June and Sandy looked perplexed. I felt their momentary pain, until June appeared to think of something. "Well, we have Kinky and now, who else?"

In the glare of a white linen table cloth and two women's eyes who were wanting to be informed, I felt ashamed. But politics doesn't leave much time for self-pity. "That's right," I said. "We have Kinky. Does the name Mark Thompson ring a bell to either of you?" They shook their heads. Sandy picked up a dinner roll and tore off a corner. I continued, "Hank Gilbert?" No. "What about Tom Schieffer?" Sandy chewed thoughtfully, and June started to shake her head before a light went off.

"Why, yes. Yes, I have heard of him, come to think of it. I've been invited to a couple of his luncheons but never went because I'm just so busy and you know..." She trailed off before leaning toward me and dropping her tone. "Besides, doesn't he have something to do with Bush?" She said the last word like she was spitting out an olive pit, the sound tumbling out of her mouth with a downturn of disapproval.

"He does," I said. Both of them recoiled at the thought. But I wasn't done with my poll.

"So you both say you'd vote for Kay over Rick. And if Rick Perry wins the primary, you'll vote for the Democrat I assume?" They both nodded vigorously. "So," I said, "What happens if Kay wins? Who do you vote for in the general? What if it was Kinky versus Kay?"

Both of them shook their heads. "I can't stand to say this," June said, "but I think I'd vote for Kay Bailey. How could I vote for that awful man?" The conversation turned to Kinky's penchant for cigars. They'd both recently seen him promoting his book on the local news, puffing away. Using a cigar as a prop in a post-Clinton world is, best I can tell, a Democratic deal breaker. How, I thought, is this guy staying ahead of other qualified candidates?

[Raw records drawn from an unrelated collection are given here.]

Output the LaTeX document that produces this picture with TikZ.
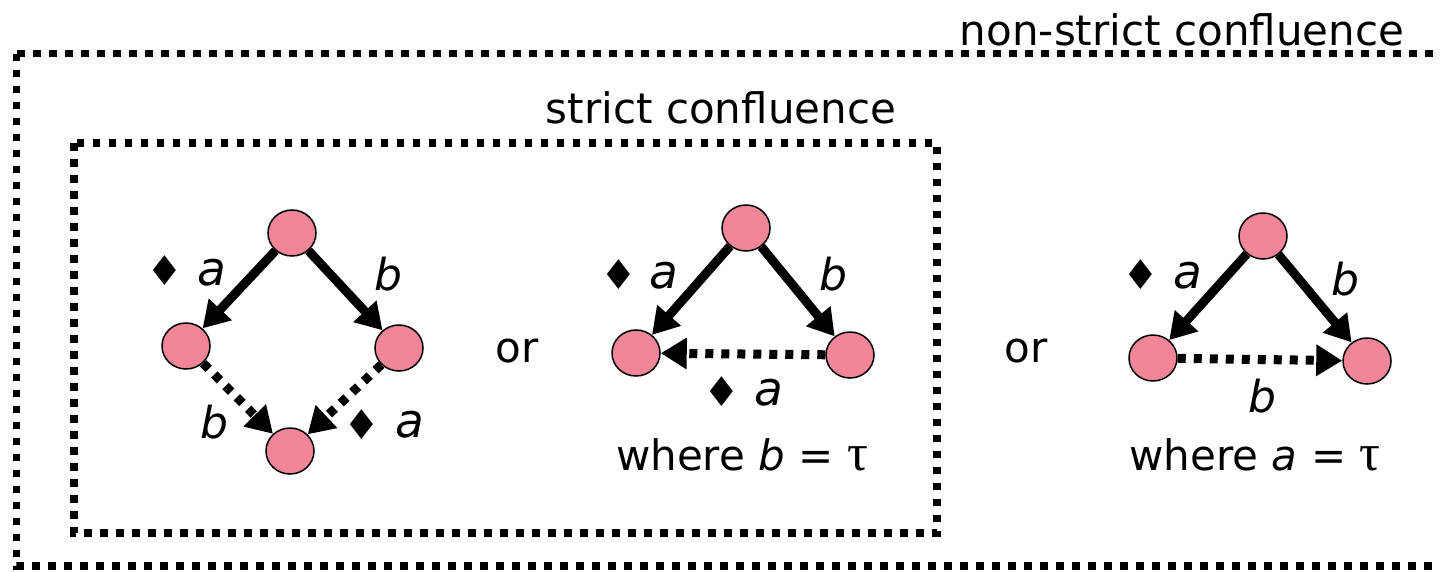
\documentclass[tikz,border=0pt]{standalone}
\usepackage{fontspec}
\setmainfont{DejaVu Sans}
\newfontfamily\symfont{Liberation Serif}
\usetikzlibrary{arrows.meta,shapes.geometric}
\definecolor{nodepink}{RGB}{240,134,152}
\begin{document}
\begin{tikzpicture}[x=1pt,y=-1pt,
  st/.style={ellipse, draw=black, line width=1.5pt, fill=nodepink, minimum width=48pt, minimum height=46pt, inner sep=0pt},
  solidarr/.style={line width=9pt, -{Triangle[length=26pt,width=30pt]}},
  dotarr/.style={line width=9pt, dash pattern=on 8pt off 8pt, -{Triangle[length=26pt,width=30pt]}},
  dotbox/.style={line width=7.5pt, dash pattern=on 7.5pt off 8.5pt},
  txt/.style={font=\fontsize{42}{48}\selectfont, inner sep=0pt, anchor=base},
  lbl/.style={font=\fontsize{44}{50}\selectfont\itshape, inner sep=0pt, anchor=base},
  lbla/.style={font=\fontsize{47}{53}\selectfont\itshape, inner sep=0pt, anchor=base},
  dia/.style={font=\fontsize{41}{47}\selectfont, inner sep=0pt, anchor=center},
]
\useasboundingbox (0,0) rectangle (1440,571);
\clip (0,0) rectangle (1440,571);
% boxes
\draw[dotbox] (16.5,53.5) rectangle (1460,566);
\draw[dotbox] (74,143) rectangle (937,533);
\node[txt] (nsc) at (1182,45) {non-strict confluence};
\node[txt] (sc) at (721,123) {strict confluence};
% diamond
\node[st] (t1) at (292,233) {};
\node[st] (l1) at (186,346) {};
\node[st] (r1) at (399,348) {};
\node[st] (b1) at (290,451) {};
\draw[solidarr] (t1) -- (l1);
\draw[solidarr] (t1) -- (r1);
\draw[dotarr] (l1) -- (b1);
\draw[dotarr] (r1) -- (b1);
\node[dia] (d1a) at (164.5,271) {♦};
\node[lbla] (la1) at (212,285) {a};
\node[lbl] (lb1) at (388,290) {b};
\node[lbl] (lb1b) at (214,438) {b};
\node[dia] (d1b) at (362,425) {♦};
\node[lbla] (la1b) at (410,437) {a};
% or
\node[txt] (or1) at (517,362) {or};
\node[txt] (or2) at (1026,362) {or};
% triangle 1
\node[st] (t2) at (746,228) {};
\node[st] (l2) at (636,353) {};
\node[st] (r2) at (850,355) {};
\draw[solidarr] (t2) -- (l2);
\draw[solidarr] (t2) -- (r2);
\draw[dotarr] (r2) -- (l2);
\node[dia] (d2a) at (619,275) {♦};
\node[lbla] (la2) at (664,288) {a};
\node[lbl] (lb2) at (833,290) {b};
\node[dia] (d2b) at (722,392) {♦};
\node[lbla] (la2b) at (769,405) {a};
\node[txt] (w2) at (742,470) {where \textit{b} = {\symfont\fontsize{52}{56}\selectfont τ}};
% triangle 2
\node[st] (t3) at (1263,236) {};
\node[st] (l3) at (1153,358) {};
\node[st] (r3) at (1367,361) {};
\draw[solidarr] (t3) -- (l3);
\draw[solidarr] (t3) -- (r3);
\draw[dotarr] (l3) -- (r3);
\node[dia] (d3a) at (1141,275) {♦};
\node[lbla] (la3) at (1188,288) {a};
\node[lbl] (lb3) at (1345,295) {b};
\node[lbl] (lb3b) at (1262,412) {b};
\node[txt] (w3) at (1255,470) {where \textit{a} = {\symfont\fontsize{52}{56}\selectfont τ}};
\end{tikzpicture}
\end{document}
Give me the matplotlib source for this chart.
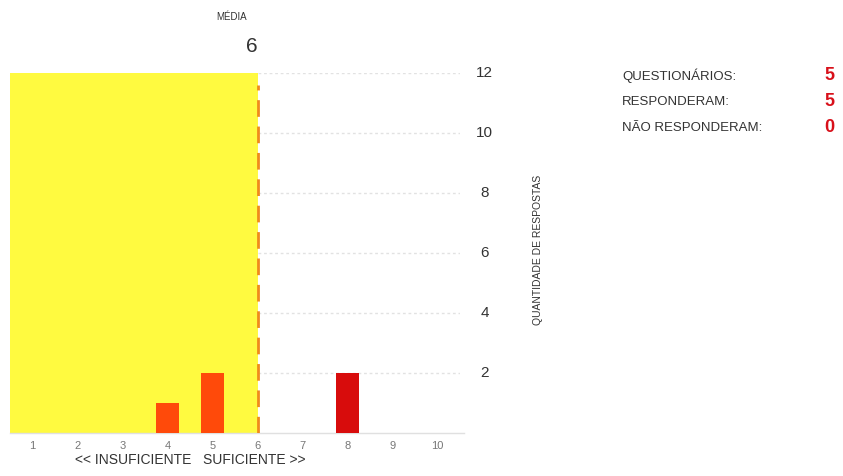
import numpy as np
import matplotlib.pyplot as plt

# Notas (1 a 10) e quantidade de respostas
notas = np.arange(1, 11)
respostas = np.array([0, 0, 0, 1, 2, 0, 0, 2, 0, 0])
cores = ["#ff4a0a"] * 5 + ["#d80c0c"] * 5
media = 6
yticks = [2, 4, 6, 8, 10, 12]

resumo_labels = ["QUESTIONÁRIOS:", "RESPONDERAM:", "NÃO RESPONDERAM:"]
resumo_valores = [5, 5, 0]

plt.rcParams['font.family'] = ['Liberation Sans', 'DejaVu Sans']

fig = plt.figure(figsize=(8.43, 4.76), dpi=100)
ax = fig.add_axes([10 / 843, 43 / 476, 450 / 843, 360 / 476])

ax.set_xlim(0.5, 10.5)
ax.set_ylim(0, 12)

# faixa insuficiente
ax.axvspan(0.5, media, color="#fffa40", zorder=0, lw=0)

# grade pontilhada à direita da média
ax.hlines(yticks, media, 10.5, colors="#e2e2e2", linestyles=(0, (2, 2)), lw=1, zorder=1)

ax.bar(notas, respostas, width=0.5, color=cores, zorder=3)

# linha da média
ax.vlines(media, 0, 11.6, color="#f08a1c", lw=2, linestyle=(0, (6, 3.5)), zorder=4)

ax.axhline(0, color="#e0e0e0", lw=1, xmax=1.01, clip_on=False)

for s in ax.spines.values():
    s.set_visible(False)
ax.set_xticks(notas)
ax.set_xticklabels([str(n) for n in notas], fontsize=8, color="#777777")
ax.tick_params(axis="x", length=0, pad=6)
ax.set_yticks([])

for v in yticks:
    ax.text(11.05, v, str(v), fontsize=11, color="#333333", va="center", ha="center")

ax.set_xlabel("<< INSUFICIENTE   SUFICIENTE >>", fontsize=10, color="#333333", labelpad=1, x=0.4)

fig.text(538 / 843, 1 - 250 / 476, "QUANTIDADE DE RESPOSTAS", rotation=90,
         fontsize=7.5, color="#333333", ha="center", va="center")

fig.text(232 / 843, 1 - 17 / 476, "MÉDIA", fontsize=7, color="#333333", ha="center", va="center")
fig.text(252 / 843, 1 - 47 / 476, str(media), fontsize=15, color="#333333", ha="center", va="center")

for i, (lab, val) in enumerate(zip(resumo_labels, resumo_valores)):
    y = 1 - (76 + 26 * i) / 476
    fig.text(622 / 843, y, lab, fontsize=9.5, color="#333333", va="center")
    fig.text(829 / 843, y, str(val), fontsize=13, color="#d8101a", fontweight="bold",
             va="center", ha="center")

fig.savefig("out.png", dpi=100)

Without a doubt, organizations like Annie's List are helping to pave the way. Donna Brazile spoke about the importance of women being in the room when decisions are being made about their lives and their bodies, saying, "There's no reason [women] should lack on anything when we're the majority of everything,"a line that sent nearly every woman in the room (including myself) reaching for her checkbook. Brazile also continued the Obama chorus of this being "our moment," but wisely failed to mention what a squandered one it has become for Texas progressives. The Democratic women who could be running for Governor -- should be running -- are not. Other candidates hide in the pockets of their lobbyists. Someone whose underfunded message might deserve to make it to the masses is lost behind a celebrity press junket disguised as a campaign. Others are simply helped by their dowry to the Bush era, with a wink and a nod from the political machine saying, "He'll do." It's the political equivalent of taking the Devil's money to do God's work, while forgetting that at the end of the day, it is the Devil who gets all the power.

This is our moment, but it's one that has left Democratic candidates staring off the edge of a cliff saying, "You go first." Is it any wonder we end up with the few who are merely dumb enough to jump? At one point, a slide of Ann Richards flashed on the screens behind the stage and an audible murmur rippled through the crowd. I heard Sandy whisper to June, "She was a heroine." I pulled my eyes away from Ann Richards to look over at Sandy and June, in their early sixties, and wondered when I'm their age, who that heroine might be.

Well, we have Kinky and now, who else?

*Names have been changed to protect the progressive. I asked both Sandy and June if I could use their quotes if I changed their names, and they happily agreed. Thank you ladies for being such excellent lunch mates.